Which lines include the word "document"? Copy each of them.

========

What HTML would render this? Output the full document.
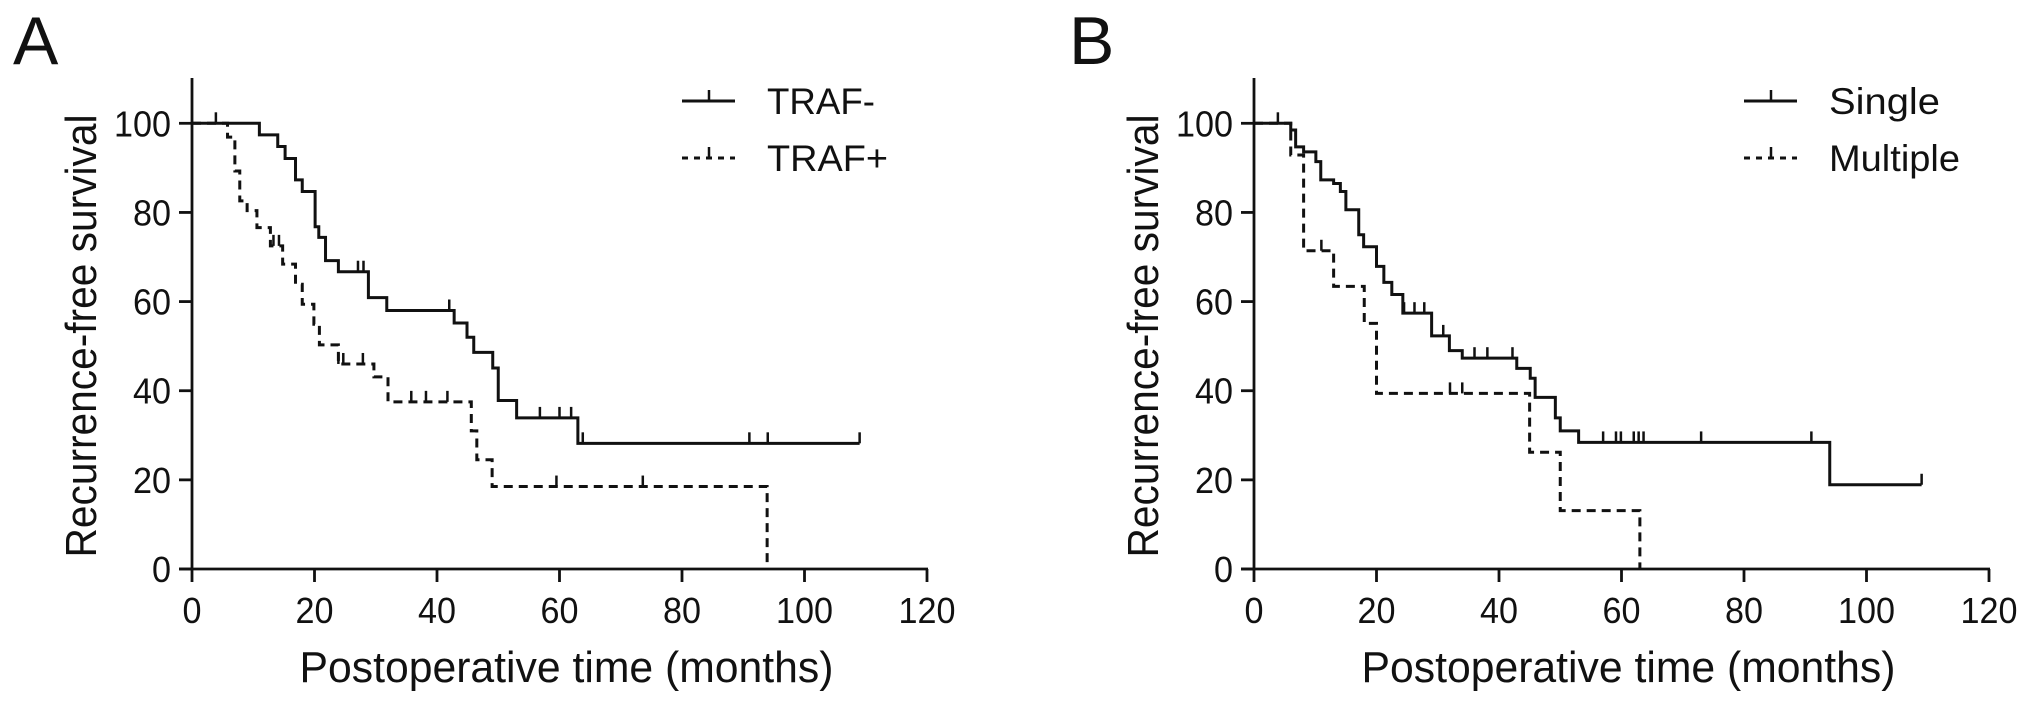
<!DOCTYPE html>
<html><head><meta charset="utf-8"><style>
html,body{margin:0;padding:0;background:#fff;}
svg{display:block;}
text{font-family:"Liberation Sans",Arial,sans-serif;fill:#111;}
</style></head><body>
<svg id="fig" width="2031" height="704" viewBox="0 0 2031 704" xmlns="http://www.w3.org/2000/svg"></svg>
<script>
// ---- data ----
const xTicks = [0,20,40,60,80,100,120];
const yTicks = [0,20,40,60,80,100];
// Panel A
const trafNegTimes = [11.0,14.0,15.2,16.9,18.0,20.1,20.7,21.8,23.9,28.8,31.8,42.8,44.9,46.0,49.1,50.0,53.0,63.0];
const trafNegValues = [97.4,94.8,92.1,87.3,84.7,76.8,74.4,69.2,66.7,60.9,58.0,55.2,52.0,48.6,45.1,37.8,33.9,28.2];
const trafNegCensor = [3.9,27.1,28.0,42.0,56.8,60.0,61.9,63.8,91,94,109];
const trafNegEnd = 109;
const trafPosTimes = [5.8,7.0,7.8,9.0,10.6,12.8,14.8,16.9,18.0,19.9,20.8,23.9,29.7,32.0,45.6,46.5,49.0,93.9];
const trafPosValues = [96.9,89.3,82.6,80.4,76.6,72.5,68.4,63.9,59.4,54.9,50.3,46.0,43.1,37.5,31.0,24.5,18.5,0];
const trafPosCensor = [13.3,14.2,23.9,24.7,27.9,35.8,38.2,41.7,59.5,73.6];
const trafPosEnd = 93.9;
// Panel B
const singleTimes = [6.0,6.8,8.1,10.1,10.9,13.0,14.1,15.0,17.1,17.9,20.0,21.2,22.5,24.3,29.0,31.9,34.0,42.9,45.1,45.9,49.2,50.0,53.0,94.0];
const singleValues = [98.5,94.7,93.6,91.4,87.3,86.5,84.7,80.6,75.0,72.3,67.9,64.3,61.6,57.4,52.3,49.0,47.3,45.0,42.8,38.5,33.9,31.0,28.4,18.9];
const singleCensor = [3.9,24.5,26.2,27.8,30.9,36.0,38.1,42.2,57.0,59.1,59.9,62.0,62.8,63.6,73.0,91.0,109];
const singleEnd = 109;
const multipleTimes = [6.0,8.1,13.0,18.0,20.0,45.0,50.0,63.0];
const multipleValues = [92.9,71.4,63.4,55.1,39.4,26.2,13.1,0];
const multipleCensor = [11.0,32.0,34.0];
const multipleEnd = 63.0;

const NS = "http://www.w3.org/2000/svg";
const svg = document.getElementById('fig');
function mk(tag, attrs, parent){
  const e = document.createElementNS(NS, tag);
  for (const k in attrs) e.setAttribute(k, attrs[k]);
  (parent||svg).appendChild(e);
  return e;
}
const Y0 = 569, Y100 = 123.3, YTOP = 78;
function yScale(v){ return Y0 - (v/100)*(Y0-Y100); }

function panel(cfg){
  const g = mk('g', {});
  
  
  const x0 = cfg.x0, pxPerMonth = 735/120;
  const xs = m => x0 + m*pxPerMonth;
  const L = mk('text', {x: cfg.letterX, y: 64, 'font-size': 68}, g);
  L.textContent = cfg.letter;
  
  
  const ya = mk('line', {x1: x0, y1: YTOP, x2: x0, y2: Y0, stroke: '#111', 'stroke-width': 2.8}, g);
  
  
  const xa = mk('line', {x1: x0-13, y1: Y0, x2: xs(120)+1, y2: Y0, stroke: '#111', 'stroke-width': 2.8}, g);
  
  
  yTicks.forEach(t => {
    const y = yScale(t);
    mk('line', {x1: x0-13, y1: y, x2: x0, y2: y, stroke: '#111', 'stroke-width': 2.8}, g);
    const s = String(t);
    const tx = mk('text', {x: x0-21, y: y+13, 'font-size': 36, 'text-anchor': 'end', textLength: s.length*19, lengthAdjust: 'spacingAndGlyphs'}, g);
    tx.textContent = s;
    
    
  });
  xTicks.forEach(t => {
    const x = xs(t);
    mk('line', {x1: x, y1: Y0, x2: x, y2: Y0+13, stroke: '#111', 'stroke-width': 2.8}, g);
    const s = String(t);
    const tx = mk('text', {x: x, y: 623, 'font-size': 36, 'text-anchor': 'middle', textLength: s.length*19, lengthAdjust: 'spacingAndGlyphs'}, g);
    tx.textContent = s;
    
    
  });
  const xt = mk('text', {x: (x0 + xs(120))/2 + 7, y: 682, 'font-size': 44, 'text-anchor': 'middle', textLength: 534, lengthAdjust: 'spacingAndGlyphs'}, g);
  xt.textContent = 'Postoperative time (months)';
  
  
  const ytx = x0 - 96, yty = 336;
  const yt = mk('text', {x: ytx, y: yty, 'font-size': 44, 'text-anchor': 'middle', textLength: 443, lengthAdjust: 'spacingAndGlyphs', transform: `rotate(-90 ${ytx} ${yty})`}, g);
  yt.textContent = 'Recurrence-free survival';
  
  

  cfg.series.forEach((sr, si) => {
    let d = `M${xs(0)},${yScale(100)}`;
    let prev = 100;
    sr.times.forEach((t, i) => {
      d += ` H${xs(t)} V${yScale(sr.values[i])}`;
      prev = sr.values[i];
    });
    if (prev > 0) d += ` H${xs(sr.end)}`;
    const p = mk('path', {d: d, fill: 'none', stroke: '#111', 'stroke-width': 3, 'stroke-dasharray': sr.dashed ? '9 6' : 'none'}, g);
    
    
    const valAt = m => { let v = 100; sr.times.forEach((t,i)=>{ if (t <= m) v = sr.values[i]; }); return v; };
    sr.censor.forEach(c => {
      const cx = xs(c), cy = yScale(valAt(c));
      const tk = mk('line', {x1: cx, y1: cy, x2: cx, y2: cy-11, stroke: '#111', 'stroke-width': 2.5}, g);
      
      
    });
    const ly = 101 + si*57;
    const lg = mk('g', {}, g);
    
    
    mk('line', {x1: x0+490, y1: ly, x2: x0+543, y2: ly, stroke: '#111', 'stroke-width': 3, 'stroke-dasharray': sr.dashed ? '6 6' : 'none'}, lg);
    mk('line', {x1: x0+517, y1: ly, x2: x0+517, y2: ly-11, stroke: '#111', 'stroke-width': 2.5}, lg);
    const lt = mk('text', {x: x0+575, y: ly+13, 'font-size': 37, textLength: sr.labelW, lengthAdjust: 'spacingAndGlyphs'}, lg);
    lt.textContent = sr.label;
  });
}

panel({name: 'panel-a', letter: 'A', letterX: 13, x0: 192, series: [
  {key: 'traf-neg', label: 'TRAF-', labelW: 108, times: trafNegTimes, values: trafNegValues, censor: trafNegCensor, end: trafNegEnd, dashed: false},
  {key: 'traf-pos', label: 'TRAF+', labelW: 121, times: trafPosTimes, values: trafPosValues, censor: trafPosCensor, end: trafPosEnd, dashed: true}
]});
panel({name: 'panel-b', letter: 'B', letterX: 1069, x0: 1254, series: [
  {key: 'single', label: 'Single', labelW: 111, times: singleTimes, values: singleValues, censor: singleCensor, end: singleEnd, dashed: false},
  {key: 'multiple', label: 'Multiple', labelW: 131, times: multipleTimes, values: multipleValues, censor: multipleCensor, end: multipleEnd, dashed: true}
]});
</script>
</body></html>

========

_RESULT OF THIS TASK:_
What HTML would render this? Output the full document.
const svg = document.getElementById('fig');
  const e = document.createElementNS(NS, tag);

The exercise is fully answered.